* Task
From the entries that follow, gather each line holding the word "standalone".

-- start of Material provided --

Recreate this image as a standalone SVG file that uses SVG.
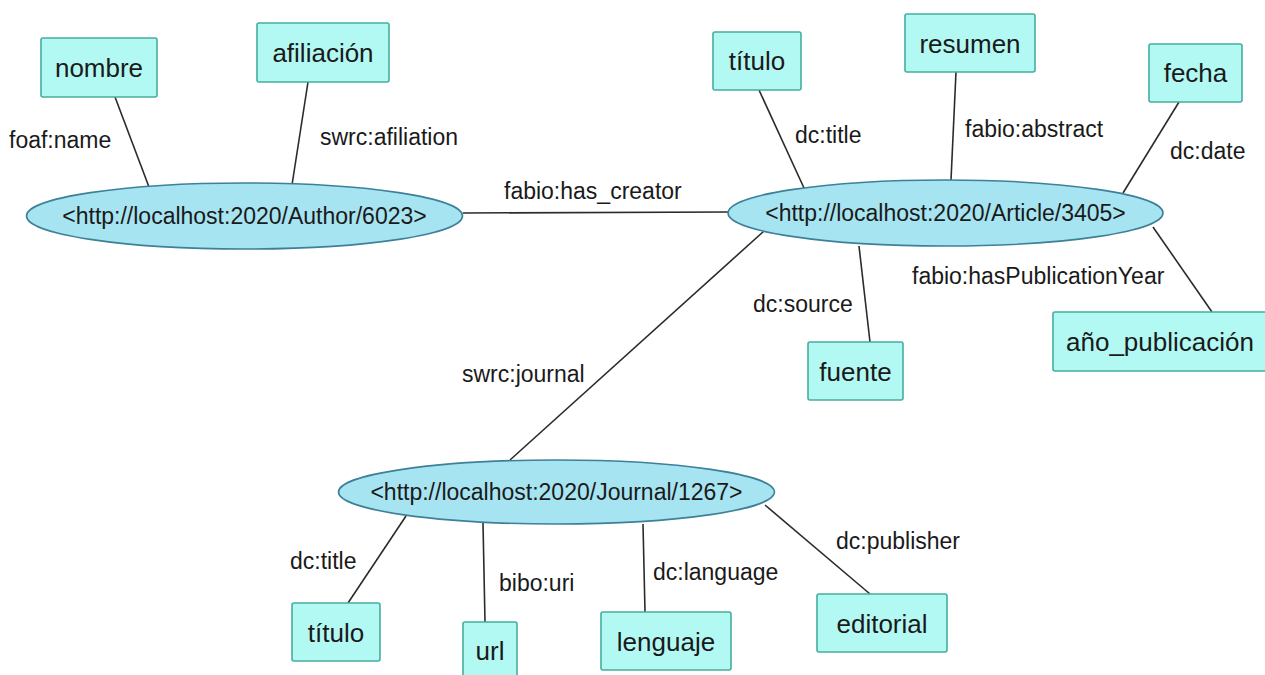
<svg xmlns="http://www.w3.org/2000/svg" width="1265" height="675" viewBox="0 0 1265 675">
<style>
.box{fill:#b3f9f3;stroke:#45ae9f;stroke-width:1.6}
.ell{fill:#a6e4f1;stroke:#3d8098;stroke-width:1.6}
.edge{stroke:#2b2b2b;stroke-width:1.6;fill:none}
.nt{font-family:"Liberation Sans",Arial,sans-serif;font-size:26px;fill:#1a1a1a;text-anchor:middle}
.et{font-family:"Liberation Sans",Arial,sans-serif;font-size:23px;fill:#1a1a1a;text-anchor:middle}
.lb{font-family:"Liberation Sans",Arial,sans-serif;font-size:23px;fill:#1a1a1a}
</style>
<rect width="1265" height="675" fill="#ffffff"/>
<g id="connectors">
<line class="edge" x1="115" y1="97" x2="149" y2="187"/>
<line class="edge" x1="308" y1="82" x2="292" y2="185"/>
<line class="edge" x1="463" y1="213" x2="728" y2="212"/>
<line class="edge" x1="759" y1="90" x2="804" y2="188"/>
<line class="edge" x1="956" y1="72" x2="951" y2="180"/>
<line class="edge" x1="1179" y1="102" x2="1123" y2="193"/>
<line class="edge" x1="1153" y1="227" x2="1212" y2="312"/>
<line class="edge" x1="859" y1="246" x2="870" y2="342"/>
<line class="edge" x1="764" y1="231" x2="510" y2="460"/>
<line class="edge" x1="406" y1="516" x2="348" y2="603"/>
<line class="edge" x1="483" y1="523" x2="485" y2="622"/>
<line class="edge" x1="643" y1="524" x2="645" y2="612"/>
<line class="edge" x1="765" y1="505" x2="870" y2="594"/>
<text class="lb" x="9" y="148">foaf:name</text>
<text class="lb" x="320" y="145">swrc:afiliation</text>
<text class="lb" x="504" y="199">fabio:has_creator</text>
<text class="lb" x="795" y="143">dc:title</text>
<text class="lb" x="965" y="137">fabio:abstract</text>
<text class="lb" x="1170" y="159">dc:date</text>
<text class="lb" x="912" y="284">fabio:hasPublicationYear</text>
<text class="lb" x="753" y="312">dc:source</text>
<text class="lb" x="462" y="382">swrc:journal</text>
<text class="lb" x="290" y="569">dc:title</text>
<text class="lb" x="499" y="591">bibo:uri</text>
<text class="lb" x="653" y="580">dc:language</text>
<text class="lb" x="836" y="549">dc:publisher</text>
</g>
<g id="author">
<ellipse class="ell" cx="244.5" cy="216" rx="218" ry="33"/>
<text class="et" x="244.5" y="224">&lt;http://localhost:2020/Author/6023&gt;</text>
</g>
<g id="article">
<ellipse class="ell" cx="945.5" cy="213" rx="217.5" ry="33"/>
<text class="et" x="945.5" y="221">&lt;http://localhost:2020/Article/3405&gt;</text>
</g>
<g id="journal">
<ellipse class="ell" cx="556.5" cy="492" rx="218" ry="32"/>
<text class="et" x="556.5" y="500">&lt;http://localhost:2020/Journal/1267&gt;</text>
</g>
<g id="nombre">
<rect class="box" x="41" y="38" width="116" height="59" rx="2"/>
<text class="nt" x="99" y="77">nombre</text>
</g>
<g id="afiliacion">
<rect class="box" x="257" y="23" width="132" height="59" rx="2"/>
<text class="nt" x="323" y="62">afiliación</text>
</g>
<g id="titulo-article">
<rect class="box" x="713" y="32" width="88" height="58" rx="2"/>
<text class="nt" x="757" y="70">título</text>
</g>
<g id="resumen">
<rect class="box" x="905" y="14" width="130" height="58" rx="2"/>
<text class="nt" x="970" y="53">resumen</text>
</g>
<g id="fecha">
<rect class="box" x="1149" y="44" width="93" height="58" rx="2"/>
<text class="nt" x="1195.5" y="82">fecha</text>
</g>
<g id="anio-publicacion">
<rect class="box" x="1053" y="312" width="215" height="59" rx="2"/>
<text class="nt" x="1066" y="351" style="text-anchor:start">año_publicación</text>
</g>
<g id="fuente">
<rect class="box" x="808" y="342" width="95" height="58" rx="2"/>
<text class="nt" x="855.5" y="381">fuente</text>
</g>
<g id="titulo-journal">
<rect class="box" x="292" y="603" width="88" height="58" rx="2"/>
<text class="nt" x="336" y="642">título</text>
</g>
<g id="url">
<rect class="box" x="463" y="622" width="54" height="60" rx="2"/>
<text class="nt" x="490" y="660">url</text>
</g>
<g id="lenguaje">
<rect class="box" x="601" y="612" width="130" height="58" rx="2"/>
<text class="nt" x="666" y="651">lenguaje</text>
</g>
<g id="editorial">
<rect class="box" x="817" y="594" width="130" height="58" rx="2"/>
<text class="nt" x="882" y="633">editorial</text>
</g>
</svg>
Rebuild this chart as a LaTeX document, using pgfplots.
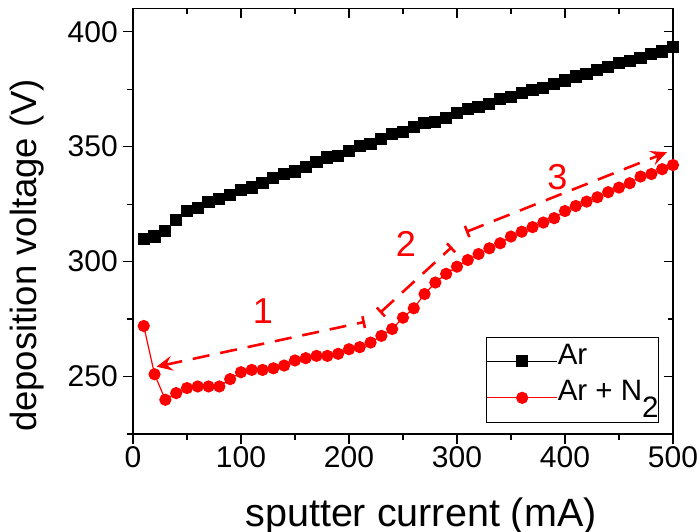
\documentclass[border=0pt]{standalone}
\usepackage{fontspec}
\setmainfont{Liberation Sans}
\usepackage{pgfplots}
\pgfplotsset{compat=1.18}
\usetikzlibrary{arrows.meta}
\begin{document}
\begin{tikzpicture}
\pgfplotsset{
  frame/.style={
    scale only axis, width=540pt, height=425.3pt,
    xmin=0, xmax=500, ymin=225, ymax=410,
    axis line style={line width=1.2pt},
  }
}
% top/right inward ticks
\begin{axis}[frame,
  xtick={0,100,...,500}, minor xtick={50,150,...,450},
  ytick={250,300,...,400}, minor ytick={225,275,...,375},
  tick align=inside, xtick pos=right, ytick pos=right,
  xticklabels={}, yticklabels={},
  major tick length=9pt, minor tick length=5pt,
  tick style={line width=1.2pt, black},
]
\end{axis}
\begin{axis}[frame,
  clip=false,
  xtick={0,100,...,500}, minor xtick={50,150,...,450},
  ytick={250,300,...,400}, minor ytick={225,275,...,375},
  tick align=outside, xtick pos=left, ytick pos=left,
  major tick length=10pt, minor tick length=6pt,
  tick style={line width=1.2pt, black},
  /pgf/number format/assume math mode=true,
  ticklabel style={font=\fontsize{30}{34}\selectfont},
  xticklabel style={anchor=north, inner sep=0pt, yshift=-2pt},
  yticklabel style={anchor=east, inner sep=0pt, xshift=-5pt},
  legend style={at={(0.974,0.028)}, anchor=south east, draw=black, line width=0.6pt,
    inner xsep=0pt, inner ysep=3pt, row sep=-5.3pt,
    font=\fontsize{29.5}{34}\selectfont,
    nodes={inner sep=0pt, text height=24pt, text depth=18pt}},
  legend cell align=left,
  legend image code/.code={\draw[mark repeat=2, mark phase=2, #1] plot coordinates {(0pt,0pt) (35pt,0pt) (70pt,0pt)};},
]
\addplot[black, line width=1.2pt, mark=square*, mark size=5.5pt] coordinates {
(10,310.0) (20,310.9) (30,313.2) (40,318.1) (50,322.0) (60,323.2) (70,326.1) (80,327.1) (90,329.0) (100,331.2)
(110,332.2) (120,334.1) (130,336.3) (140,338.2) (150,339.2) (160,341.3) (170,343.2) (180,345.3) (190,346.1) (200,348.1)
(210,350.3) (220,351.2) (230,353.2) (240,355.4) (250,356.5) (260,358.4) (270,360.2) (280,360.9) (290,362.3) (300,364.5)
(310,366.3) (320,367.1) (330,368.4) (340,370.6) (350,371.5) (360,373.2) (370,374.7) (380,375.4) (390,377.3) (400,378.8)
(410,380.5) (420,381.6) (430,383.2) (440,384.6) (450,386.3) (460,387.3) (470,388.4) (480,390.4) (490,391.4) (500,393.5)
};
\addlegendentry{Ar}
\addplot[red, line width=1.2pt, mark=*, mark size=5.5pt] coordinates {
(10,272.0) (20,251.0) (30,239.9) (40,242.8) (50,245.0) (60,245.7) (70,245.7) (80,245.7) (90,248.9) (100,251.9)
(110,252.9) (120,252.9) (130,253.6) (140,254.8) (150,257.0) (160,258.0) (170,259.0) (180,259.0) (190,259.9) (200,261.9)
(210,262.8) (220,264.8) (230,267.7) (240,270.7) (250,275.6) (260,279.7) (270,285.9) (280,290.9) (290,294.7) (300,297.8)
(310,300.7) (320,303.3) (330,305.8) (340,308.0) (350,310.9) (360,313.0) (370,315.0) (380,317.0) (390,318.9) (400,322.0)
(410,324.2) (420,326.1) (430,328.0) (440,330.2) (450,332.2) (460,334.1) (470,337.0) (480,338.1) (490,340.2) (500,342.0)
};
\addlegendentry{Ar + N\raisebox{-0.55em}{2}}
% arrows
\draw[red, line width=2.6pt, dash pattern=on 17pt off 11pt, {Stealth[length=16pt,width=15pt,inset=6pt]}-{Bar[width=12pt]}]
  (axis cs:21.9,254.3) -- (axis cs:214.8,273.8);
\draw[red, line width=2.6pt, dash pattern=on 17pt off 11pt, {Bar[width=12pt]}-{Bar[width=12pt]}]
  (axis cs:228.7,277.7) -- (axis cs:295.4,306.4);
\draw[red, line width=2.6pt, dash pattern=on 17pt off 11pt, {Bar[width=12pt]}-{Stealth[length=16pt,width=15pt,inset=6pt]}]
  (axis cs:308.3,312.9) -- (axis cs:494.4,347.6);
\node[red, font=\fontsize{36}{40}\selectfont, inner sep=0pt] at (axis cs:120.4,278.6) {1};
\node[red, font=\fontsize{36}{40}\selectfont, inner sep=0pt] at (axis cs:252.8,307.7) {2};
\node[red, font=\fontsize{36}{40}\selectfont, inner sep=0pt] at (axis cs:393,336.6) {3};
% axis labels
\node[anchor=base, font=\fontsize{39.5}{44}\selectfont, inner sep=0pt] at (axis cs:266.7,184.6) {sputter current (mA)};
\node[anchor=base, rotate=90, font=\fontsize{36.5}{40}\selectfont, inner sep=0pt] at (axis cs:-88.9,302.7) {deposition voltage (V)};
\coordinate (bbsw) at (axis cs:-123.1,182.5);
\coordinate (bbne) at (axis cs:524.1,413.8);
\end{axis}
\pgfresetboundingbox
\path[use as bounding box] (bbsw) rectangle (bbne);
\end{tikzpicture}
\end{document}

-- end of Material provided --

* Finished task
Recreate this image as a standalone SVG file that uses SVG.
\documentclass[border=0pt]{standalone}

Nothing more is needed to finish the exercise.